It is strange that the Pakistan Olympic Association (POA) has excluded Football from the forthcoming National Games scheduled to be held in different cities in Khyber Pakhtunkhwa from December 25 to 31. This is discrimination of the working class since they are the footballers and the fans of the game. Is, by any chance, the POA attempting to make the National Games into an elitist event?
According to Faisal Saleh Hayat the President of Pakistan Footbal Federation (PFF) almost 60,000 footballers are registered with the PFF while there are atleast one million more players. What he should have also mentioned is that all of them belong to the poor class, for it speaks volumes why the POA could so nonchalantly exclude football from the National Games. Footballers have no clout to push for their rights.
Except for a few officials who can be counted on the fingers of one hand and include the president of the PPF, there is nothing like a pressure group to rub the nose in the dirt of the president of POA General Syed Arif Hasan for this dastardly act. It is dastardly in its cruelty to the poor whose hopes have been dashed.
Hayat has warned that the PPF would hold countrywide protests against the decision to ignore football. He is also contemplating legal redress. But nothing is likely to come of it, atleast not in time for the reinclusion of football in the forthcoming National Games. Like anyother inequity against the poor, the anger of the PFF will fizzle out.
For Karachi the axing of football ought to be taken as an insult to the city. Karachi, in particular Lyari, is the motherbed of football in Pakistan. In fact before Independence Lyari was the motherbed of football for the whole sub-continent.
Which city in Pakistan, India or Bangladesh can boast such a status for any game, let alone football? But will Karachi protest the axing of football? I do not think so. The reasons are political, according to Hayat. This is a bit mystifying. Could this be a way of insulting the ruling PPP? Because Lyari is said to be the stronghold of the PPP in Karachi? If not the whole of Karachi, then at least the PPP members of the city ought to have protested the axing of football from the National Games. Why have they not?

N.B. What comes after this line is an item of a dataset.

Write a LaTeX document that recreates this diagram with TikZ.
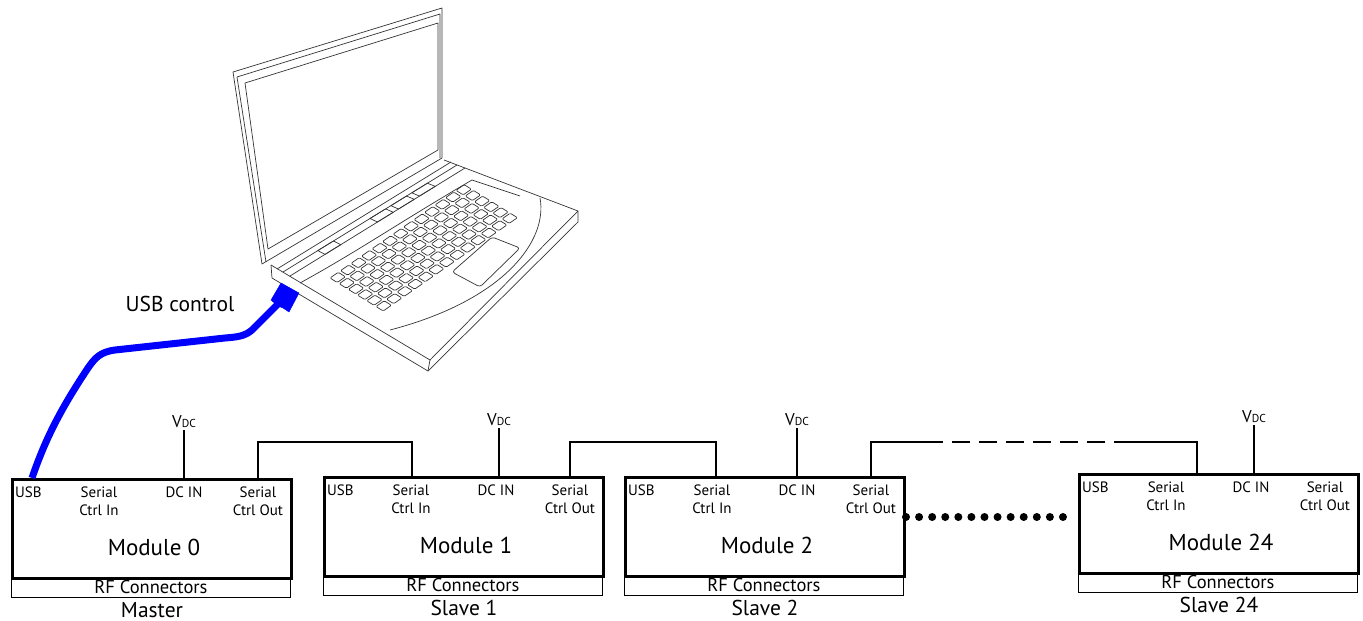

The Sindh Chief Minister Syed Qaim Ali Shah should himself protest because this is an insult to the capital of the province. That the PPP parliamentarians have taken no notice of the axing of football from the forthcoming National Games tells its own sad story about the lack of patronage for the game by the ruling party in the province.
It is a fact that the players of Lyari are of the Makrani race and the patronage for the game has been of anyone except the indigenous Sindhis. This is not to say that the game is unpopular in Sindh. It is just as popular among all working class and young boys of any class as a favourite pastime. Nearly every where one goes one can see boys kicking a ball. The other popular game is volleyball. Hockey and cricket are popular in the cities only.

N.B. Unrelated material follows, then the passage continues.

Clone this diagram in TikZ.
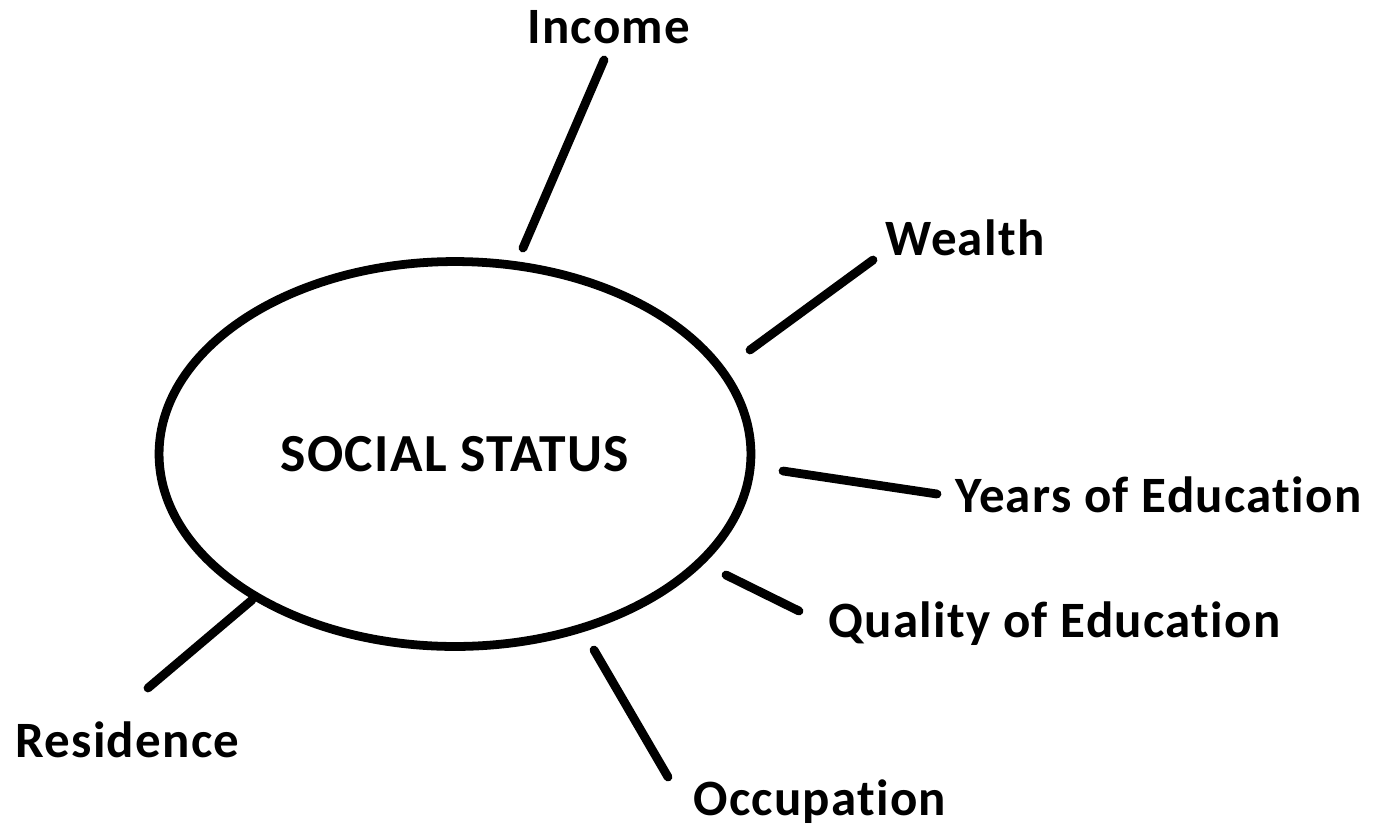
\documentclass[tikz,border=0pt]{standalone}
\usepackage{fontspec}
\setmainfont{Carlito}[LetterSpace=2.5, Ligatures={NoCommon}]
\usetikzlibrary{shapes.geometric}

\begin{document}
\begin{tikzpicture}[x=0.02cm, y=-0.02cm,
  label/.style={font=\bfseries\fontsize{29}{34}\selectfont, inner sep=0pt},
  spoke/.style={line width=5pt, line cap=round}]
  % 画布大小（单位为像素，y 轴向下）
  \useasboundingbox (0,0) rectangle (1377,826);

  % 1. 中心椭圆
  \node[ellipse, draw, line width=5pt, minimum width=11.84cm, minimum height=7.7cm,
        inner sep=0pt, font=\bfseries\fontsize{30.5}{34}\selectfont] (status) at (455,454) {SOCIAL STATUS};

  % 2. 各项指标文字
  \node[label, anchor=base west] (income)  at (527,43)  {Income};
  \node[label, anchor=base west] (wealth)  at (885,255) {Wealth};
  \node[label, anchor=base west] (years)   at (955,512) {Years of Education};
  \node[label, anchor=base west] (quality) at (828,637) {Quality of Education};
  \node[label, anchor=base west] (occup)   at (693,815) {Occupation};
  \node[label, anchor=base west] (resid)   at (15,757)  {Residence};

  % 3. 连线端点
  \coordinate (inc-a) at (523,248);  \coordinate (inc-b) at (604,60);
  \coordinate (wea-a) at (750,350);  \coordinate (wea-b) at (873,260);
  \coordinate (yea-a) at (783,471);  \coordinate (yea-b) at (937,494);
  \coordinate (qua-a) at (726,575);  \coordinate (qua-b) at (799,611);
  \coordinate (occ-a) at (594,650);  \coordinate (occ-b) at (668,777);
  \coordinate (res-a) at (252,600);  \coordinate (res-b) at (148,688);

  % 4. 连线
  \draw[spoke] (inc-a) -- (inc-b);
  \draw[spoke] (wea-a) -- (wea-b);
  \draw[spoke] (yea-a) -- (yea-b);
  \draw[spoke] (qua-a) -- (qua-b);
  \draw[spoke] (occ-a) -- (occ-b);
  \draw[spoke] (res-a) -- (res-b);

\end{tikzpicture}
\end{document}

What I mean is that patronage for football does not exist among Sindhis who matter because they do not identify themselves with the common people of the province. They are elitist, they have more in common with the cricket player feudals in other provinces. Football is a poorman's sport while cricket is the lord's game, you see. Jokes aside, the axing of football cannot be ignored. It is a serious matter. There is no other sport in Pakistan with the potential of uniting the four provinces, only football can do it. The sport is popular in all four provinces and the only one in which a healthy sporting rivalry can be generated through inter-provincial contest, such as the National Games is supposed to achieve. When the only sport that can truly achieve this goal is axed from the National Games, it speaks volumes about the short-sightedness of our rulers.
Pakistan is desperate for peace and freedom from terrorism. But the means for peace are, in the short-sightedness of the rulers, such things and beefing security, more road blocks and rounding up suspects etc. They do not consider positive measures like games as a means of cooling tempers and involving the public in healthy activity.

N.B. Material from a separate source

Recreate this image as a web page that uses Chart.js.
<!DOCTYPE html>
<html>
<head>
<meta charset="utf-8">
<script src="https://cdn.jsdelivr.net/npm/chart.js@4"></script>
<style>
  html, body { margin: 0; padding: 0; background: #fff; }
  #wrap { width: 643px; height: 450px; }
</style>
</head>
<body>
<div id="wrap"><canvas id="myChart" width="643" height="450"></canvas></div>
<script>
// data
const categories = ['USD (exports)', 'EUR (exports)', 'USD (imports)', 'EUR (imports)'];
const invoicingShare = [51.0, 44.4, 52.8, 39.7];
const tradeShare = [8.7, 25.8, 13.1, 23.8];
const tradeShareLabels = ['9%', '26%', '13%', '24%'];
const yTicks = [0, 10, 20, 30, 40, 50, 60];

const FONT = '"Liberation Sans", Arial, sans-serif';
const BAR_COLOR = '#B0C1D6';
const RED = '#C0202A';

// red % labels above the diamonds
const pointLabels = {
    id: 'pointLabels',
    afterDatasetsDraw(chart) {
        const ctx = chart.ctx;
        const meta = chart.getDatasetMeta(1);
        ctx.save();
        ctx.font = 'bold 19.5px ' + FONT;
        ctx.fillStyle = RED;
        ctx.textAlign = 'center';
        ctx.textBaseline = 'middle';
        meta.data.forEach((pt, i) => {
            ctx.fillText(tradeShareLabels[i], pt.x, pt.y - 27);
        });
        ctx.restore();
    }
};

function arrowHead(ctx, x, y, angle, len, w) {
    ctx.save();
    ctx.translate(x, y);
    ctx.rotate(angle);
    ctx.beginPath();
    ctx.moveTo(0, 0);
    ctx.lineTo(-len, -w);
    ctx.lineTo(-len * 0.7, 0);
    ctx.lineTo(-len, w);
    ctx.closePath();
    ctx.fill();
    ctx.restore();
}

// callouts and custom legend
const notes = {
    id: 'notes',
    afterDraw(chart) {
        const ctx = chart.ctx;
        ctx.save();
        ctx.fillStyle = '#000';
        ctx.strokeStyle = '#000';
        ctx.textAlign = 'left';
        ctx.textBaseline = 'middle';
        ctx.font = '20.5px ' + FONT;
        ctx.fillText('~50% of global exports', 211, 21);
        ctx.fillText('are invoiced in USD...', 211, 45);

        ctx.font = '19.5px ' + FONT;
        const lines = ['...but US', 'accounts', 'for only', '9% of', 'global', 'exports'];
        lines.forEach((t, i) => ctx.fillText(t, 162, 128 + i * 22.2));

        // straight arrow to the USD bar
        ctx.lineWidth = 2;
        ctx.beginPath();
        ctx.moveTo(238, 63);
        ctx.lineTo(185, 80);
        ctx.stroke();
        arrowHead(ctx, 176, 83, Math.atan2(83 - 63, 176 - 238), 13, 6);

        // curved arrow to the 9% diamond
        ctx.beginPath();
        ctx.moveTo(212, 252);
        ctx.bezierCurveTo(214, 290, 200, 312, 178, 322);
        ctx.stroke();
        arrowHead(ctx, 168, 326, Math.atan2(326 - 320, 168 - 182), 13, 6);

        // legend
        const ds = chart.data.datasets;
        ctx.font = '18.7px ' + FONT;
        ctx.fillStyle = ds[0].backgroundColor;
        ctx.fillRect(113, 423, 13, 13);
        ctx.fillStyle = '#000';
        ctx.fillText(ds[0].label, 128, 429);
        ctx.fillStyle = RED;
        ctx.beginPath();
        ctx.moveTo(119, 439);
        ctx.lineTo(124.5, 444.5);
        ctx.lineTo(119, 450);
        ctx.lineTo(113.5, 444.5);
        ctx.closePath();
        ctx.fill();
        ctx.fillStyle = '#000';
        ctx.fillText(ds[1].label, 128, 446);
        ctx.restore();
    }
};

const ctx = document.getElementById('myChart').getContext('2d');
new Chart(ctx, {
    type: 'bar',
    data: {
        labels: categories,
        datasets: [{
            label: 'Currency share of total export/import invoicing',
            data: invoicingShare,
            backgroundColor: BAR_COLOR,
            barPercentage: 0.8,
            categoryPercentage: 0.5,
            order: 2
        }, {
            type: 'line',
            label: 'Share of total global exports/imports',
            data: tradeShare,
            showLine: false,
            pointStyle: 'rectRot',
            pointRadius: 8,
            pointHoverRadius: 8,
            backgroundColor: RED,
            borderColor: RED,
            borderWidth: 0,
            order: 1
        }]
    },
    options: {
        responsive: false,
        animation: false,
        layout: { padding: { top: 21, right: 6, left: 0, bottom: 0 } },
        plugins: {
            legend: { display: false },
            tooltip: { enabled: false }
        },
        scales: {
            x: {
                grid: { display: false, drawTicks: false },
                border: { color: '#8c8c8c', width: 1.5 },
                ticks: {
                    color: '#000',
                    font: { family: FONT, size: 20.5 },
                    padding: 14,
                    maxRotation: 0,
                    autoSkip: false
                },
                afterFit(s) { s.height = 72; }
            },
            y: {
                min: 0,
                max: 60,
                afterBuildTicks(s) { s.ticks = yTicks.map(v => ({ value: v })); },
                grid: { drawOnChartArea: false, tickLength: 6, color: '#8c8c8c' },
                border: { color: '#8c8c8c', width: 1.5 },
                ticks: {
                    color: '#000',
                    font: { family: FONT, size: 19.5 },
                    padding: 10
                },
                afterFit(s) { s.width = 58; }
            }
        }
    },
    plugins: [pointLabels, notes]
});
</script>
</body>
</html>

Long before the Games were scheduled there was fear that football would not be included, but Hayat claimed he had talked to the POA president General Arif Hasan who had assured him of full support for football's inclusion in the National Games. However, at the meeting of the executive committee in Lahore, the promised support did not materialise. This, if true, is a stab in the back.
The so-called reason for not including football in the Games is alleged to be poor performance. Well, for one thing, if there are no opportunities to play how can the sport improve its standard? For another, why the discrimination? If Hockey which failed to prove its worth for two decades can be included in the National games, why ignore football?